PHAB’s public health department accreditation process seeks to advance quality and performance within public health departments. Accreditation standards define the expectations for all public health departments that seek to become accredited. National public health department accreditation has been developed because of the desire to improve service, value, and accountability to stakeholders.

Accreditation through PHAB provides a means for a department to identify performance improvement opportunities, to improve management, develop leadership, and improve relationships with the community. The process is one that will challenge the health department to think about what business it does and how it does that business. It will encourage and stimulate quality and performance improvement in the health department. It will also stimulate greater accountability and transparency.

Accreditation documents the capacity of the public health department to  deliver the three core functions of public health and the Ten Essential Public Health Services. Thus, accreditation gives reasonable assurance of the range of public health services a department should provide. Accreditation declares that the health department has an appropriate mission and purpose and can demonstrate that it will continue to accomplish its mission and purpose.
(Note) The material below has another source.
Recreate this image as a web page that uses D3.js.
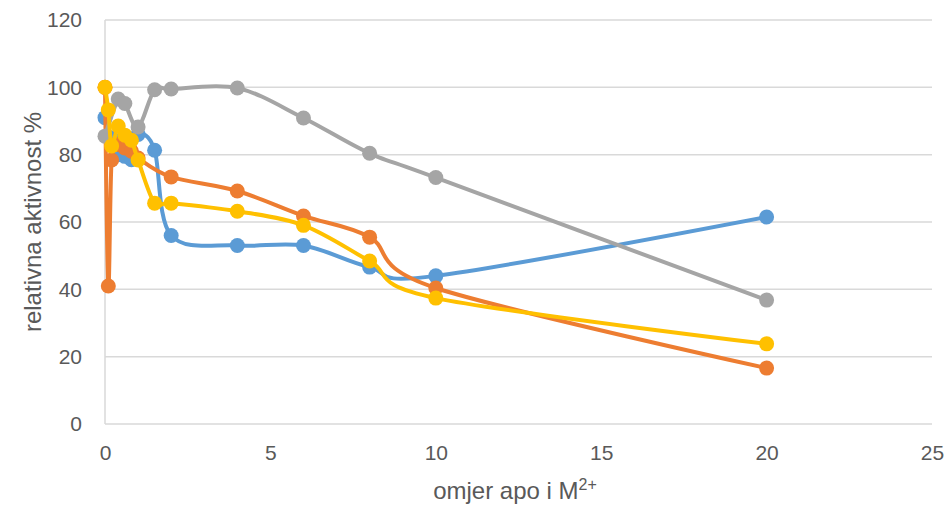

Accreditation Prerequisites

The Cuyahoga County Board of Health plans to seek national accreditation in 2017.  Part of that process involves the completion of a Community Health Improvement Plan (CHIP) as a prerequisite.  We are currently in the process of building this plan though a community initiate called HIP Cuyahoga, the brand for the Health Improvement Partnership (HIP), which includes a community health assessment of objective data on morbidities and mortalities in Cuyahoga County, combined with a community engagement process that includes a community survey in which the general public can share their issues related to health.